- [DATASET SECTION]:
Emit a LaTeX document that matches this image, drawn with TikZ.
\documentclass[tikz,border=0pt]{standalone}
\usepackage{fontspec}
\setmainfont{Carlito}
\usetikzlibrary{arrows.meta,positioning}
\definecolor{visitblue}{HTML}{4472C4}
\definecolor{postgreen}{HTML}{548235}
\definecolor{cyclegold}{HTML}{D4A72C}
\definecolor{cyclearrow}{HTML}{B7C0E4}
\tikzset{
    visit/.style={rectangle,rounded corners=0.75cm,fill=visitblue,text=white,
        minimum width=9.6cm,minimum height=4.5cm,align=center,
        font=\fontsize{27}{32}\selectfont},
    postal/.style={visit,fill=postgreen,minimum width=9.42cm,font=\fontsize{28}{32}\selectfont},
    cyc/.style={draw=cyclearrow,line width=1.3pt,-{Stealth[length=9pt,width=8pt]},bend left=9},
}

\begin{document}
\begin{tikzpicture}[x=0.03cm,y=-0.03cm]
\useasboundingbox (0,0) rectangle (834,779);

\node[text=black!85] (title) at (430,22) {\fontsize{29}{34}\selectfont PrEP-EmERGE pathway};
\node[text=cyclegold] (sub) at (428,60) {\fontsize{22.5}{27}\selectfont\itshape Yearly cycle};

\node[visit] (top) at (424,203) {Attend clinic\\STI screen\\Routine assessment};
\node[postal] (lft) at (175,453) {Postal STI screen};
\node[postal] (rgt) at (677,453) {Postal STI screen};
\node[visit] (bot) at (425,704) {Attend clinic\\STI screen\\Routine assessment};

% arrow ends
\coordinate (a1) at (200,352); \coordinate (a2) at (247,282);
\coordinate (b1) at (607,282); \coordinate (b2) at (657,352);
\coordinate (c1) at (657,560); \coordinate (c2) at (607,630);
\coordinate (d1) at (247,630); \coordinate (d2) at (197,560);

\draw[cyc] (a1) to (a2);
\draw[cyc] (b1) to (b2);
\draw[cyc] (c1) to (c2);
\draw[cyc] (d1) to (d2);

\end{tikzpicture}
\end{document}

- [AIM]:
Copy all of the material word for word.

- [THE ANSWER]:
Emit a LaTeX document that matches this image, drawn with TikZ.
\documentclass[tikz,border=0pt]{standalone}
\usepackage{fontspec}
\setmainfont{Carlito}
\usetikzlibrary{arrows.meta,positioning}
\definecolor{visitblue}{HTML}{4472C4}
\definecolor{postgreen}{HTML}{548235}
\definecolor{cyclegold}{HTML}{D4A72C}
\definecolor{cyclearrow}{HTML}{B7C0E4}
\tikzset{
    visit/.style={rectangle,rounded corners=0.75cm,fill=visitblue,text=white,
        minimum width=9.6cm,minimum height=4.5cm,align=center,
        font=\fontsize{27}{32}\selectfont},
    postal/.style={visit,fill=postgreen,minimum width=9.42cm,font=\fontsize{28}{32}\selectfont},
    cyc/.style={draw=cyclearrow,line width=1.3pt,-{Stealth[length=9pt,width=8pt]},bend left=9},
}

\begin{document}
\begin{tikzpicture}[x=0.03cm,y=-0.03cm]
\useasboundingbox (0,0) rectangle (834,779);

\node[text=black!85] (title) at (430,22) {\fontsize{29}{34}\selectfont PrEP-EmERGE pathway};
\node[text=cyclegold] (sub) at (428,60) {\fontsize{22.5}{27}\selectfont\itshape Yearly cycle};

\node[visit] (top) at (424,203) {Attend clinic\\STI screen\\Routine assessment};
\node[postal] (lft) at (175,453) {Postal STI screen};
\node[postal] (rgt) at (677,453) {Postal STI screen};
\node[visit] (bot) at (425,704) {Attend clinic\\STI screen\\Routine assessment};

% arrow ends
\coordinate (a1) at (200,352); \coordinate (a2) at (247,282);
\coordinate (b1) at (607,282); \coordinate (b2) at (657,352);
\coordinate (c1) at (657,560); \coordinate (c2) at (607,630);
\coordinate (d1) at (247,630); \coordinate (d2) at (197,560);

\draw[cyc] (a1) to (a2);
\draw[cyc] (b1) to (b2);
\draw[cyc] (c1) to (c2);
\draw[cyc] (d1) to (d2);

\end{tikzpicture}
\end{document}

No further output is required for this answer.